You may also segment your data by demographic variables such as age, gender, or location to uncover segment-specific patterns.
Step 6: Time Series Analysis
Studying changes over time is especially important in advertising campaigns.
-
Time-series plots of ad spend vs. sales: Observe seasonal patterns or campaign spikes.
-
Rolling averages of CTR or conversion rates: Smooth out volatility to detect long-term trends.
-
Lag analysis: Test how long after exposure a consumer tends to convert.
This helps determine the optimal frequency and timing for ad delivery.
Step 7: Segment Analysis
Consumer behavior often varies significantly across different groups. Segment the data to refine insights:
-
Customer cohorts: Analyze how users acquired in different months behave over time.
-
Demographic segmentation: Understand how age, gender, income level, or region respond to different ads.
-
Behavioral segmentation: Group consumers based on purchase frequency, browsing patterns, or product preferences.
Use bar plots, heatmaps, and radar charts to visualize the differences among segments.
Step 8: Geographic Analysis
Location-based advertising often plays a significant role in campaign success.
-
Map visualizations: Use geospatial plots to show ad impressions, conversions, or sales across regions.
-
Regional comparison charts: Determine which areas provide the best ROI on advertising spend.
-
Zip code or city-level grouping: Analyze localized consumer trends and behavior.
These insights can guide geographically targeted ad strategies.
Step 9: A/B Testing Data Exploration
If your organization runs A/B tests on ad creatives or channels, EDA can reveal the statistical performance of variants:
-
Comparison of metrics: Side-by-side visualizations of CTR, conversions, and bounce rates.
-
Distribution analysis: Use histograms and box plots to compare responses across groups.
-
Statistical summaries: Mean, median, variance, and standard deviation for test vs. control groups.
This exploration aids in refining creative strategy and optimizing resource allocation.
Step 10: Key Visualizations for Impact
Throughout the EDA process, visual representation of data is vital for communication and decision-making.

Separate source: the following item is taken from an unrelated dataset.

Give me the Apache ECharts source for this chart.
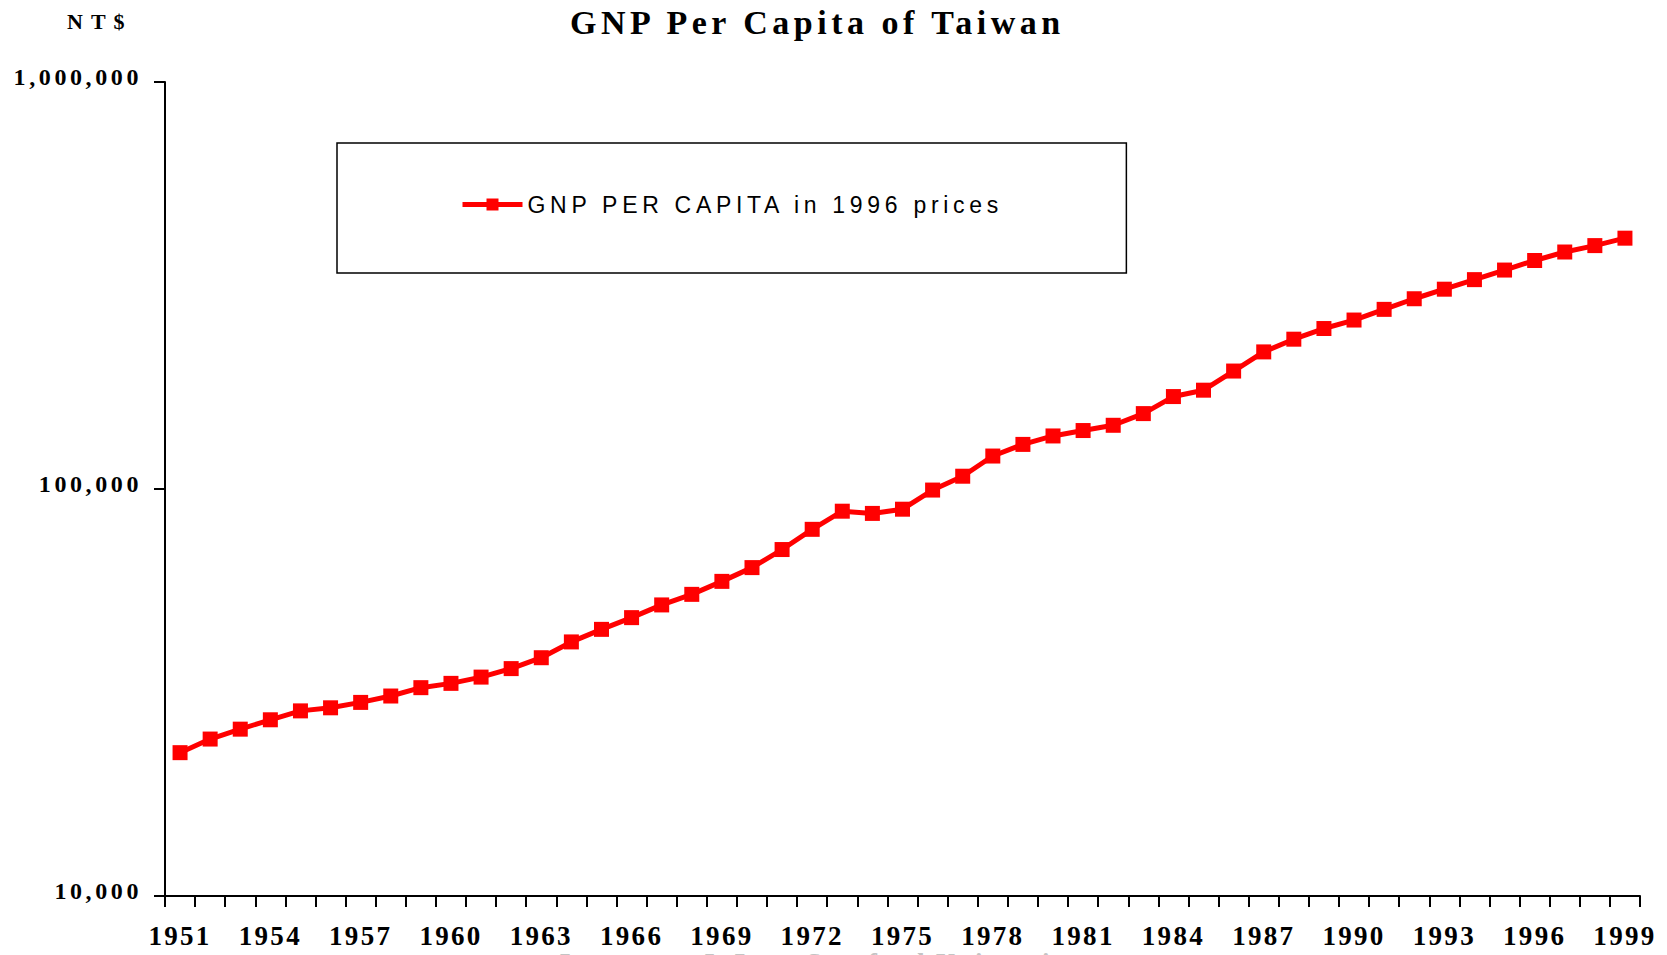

Key visual tools include:
-
Bar and line charts: For trends and categorical comparisons.
-
Heatmaps and pairplots: To understand variable relationships.
-
Box plots and histograms: For distribution insights.
-
Dashboards: Interactive visualizations (e.g., using Tableau or Power BI) to monitor campaign performance in real time.
Good visualization uncovers insights that are not apparent from raw numbers alone.
Step 11: Hypothesis Generation
The patterns and correlations identified through EDA serve as the foundation for hypotheses that can be tested using statistical models or experiments.
Examples include:
-
Does a higher ad frequency lead to increased conversions beyond a certain threshold?
-
Is social media advertising more effective among younger consumers?
-
Does ad placement during specific times of day result in better performance?
These hypotheses can later be tested using regression models, clustering, or classification techniques.
Step 12: Limitations and Bias Checks
EDA also helps spot potential pitfalls and data biases:
-
Survivorship bias: Only analyzing customers who made purchases can lead to skewed results.
-
Attribution issues: Determining which ad caused a purchase is often complex.
-
Data granularity: Inconsistent data collection frequency may affect time-series analysis.
Always document assumptions and limitations to inform more accurate downstream analysis.
Final Thoughts
Exploratory Data Analysis is not just a preliminary step; it is a powerful tool that provides immediate value in assessing how advertising impacts consumer behavior. By systematically examining data through univariate, bivariate, and multivariate lenses—alongside time series, segmentation, and geographic breakdowns—you gain rich insights into customer psychology and campaign effectiveness.
Through EDA, businesses can refine advertising strategies, optimize spend, and improve targeting to achieve measurable results in customer engagement and revenue growth.